• _The task_
From the entries that follow, gather each line holding the word "with".

• _Entries provided_

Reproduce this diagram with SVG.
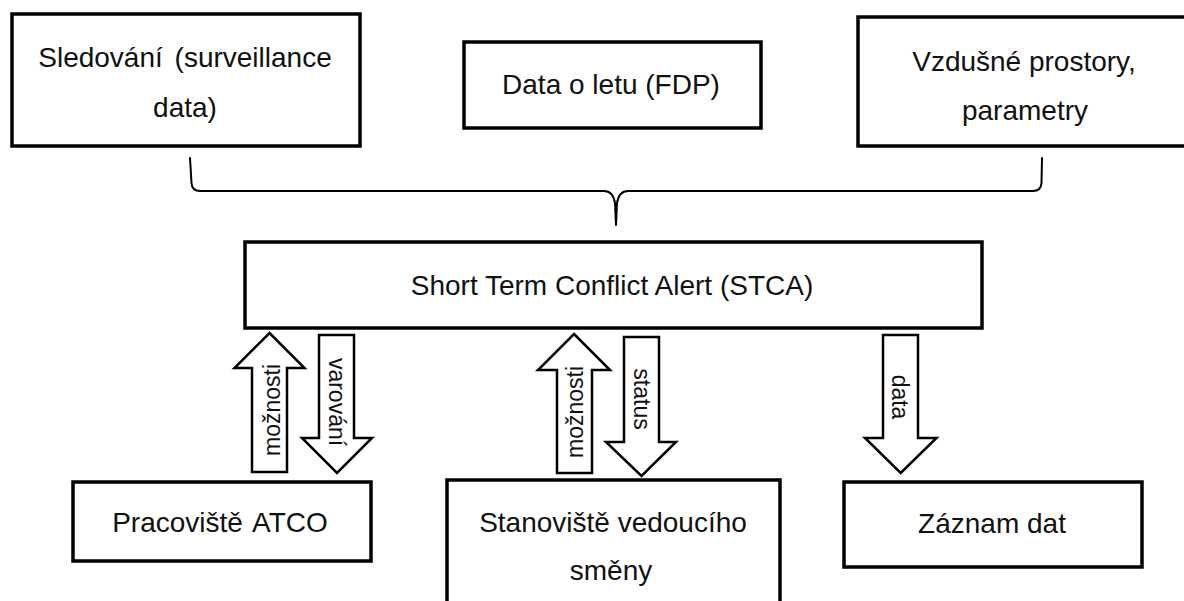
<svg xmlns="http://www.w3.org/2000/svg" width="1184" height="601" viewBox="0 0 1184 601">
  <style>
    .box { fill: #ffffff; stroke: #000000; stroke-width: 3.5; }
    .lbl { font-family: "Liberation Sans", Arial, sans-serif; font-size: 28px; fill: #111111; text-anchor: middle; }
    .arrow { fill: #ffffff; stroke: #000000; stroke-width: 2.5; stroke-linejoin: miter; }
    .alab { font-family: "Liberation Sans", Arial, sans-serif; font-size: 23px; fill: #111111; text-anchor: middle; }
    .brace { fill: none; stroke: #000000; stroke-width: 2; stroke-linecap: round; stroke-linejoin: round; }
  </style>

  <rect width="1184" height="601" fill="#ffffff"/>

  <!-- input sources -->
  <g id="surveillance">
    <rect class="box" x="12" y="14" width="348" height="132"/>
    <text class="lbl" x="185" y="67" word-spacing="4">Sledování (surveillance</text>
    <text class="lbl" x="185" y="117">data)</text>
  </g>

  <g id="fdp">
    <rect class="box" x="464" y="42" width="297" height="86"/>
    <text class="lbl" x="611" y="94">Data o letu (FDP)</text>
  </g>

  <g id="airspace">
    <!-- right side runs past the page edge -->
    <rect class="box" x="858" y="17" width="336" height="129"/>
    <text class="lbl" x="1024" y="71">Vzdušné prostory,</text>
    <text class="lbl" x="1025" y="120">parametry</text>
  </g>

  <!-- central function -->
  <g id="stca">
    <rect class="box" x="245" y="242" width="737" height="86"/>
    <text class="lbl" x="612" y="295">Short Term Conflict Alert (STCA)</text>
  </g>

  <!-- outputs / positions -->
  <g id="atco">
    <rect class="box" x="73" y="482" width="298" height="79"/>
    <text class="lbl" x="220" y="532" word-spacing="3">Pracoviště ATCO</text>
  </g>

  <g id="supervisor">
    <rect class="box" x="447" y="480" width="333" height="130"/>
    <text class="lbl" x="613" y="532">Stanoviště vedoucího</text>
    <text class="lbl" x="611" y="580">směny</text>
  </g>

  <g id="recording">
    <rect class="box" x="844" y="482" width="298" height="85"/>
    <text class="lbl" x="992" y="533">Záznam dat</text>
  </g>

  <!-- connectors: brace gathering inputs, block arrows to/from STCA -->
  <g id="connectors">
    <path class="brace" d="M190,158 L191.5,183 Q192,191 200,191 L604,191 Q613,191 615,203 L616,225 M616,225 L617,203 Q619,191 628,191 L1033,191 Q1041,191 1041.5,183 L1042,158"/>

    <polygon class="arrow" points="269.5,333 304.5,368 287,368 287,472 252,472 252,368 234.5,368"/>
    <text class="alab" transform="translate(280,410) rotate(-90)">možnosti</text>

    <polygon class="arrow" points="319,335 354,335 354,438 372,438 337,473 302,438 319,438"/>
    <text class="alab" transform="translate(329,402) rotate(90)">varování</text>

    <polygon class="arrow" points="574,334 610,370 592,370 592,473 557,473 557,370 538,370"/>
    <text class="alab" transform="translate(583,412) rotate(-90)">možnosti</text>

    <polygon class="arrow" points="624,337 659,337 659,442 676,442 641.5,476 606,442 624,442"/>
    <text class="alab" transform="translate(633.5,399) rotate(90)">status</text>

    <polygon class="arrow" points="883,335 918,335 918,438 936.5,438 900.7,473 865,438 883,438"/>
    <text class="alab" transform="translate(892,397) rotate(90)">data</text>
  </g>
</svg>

* * *

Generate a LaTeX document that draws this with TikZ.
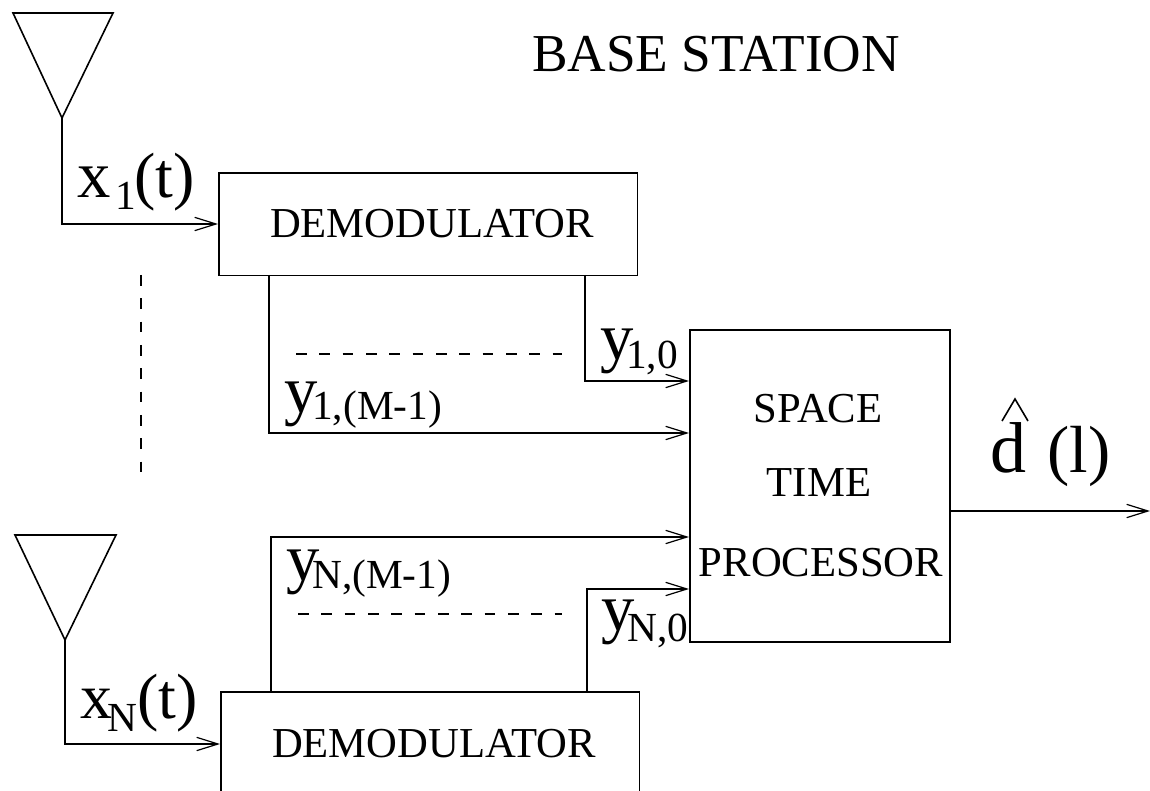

• _Answer in full_
Reproduce this diagram with SVG.
Generate a LaTeX document that draws this with TikZ.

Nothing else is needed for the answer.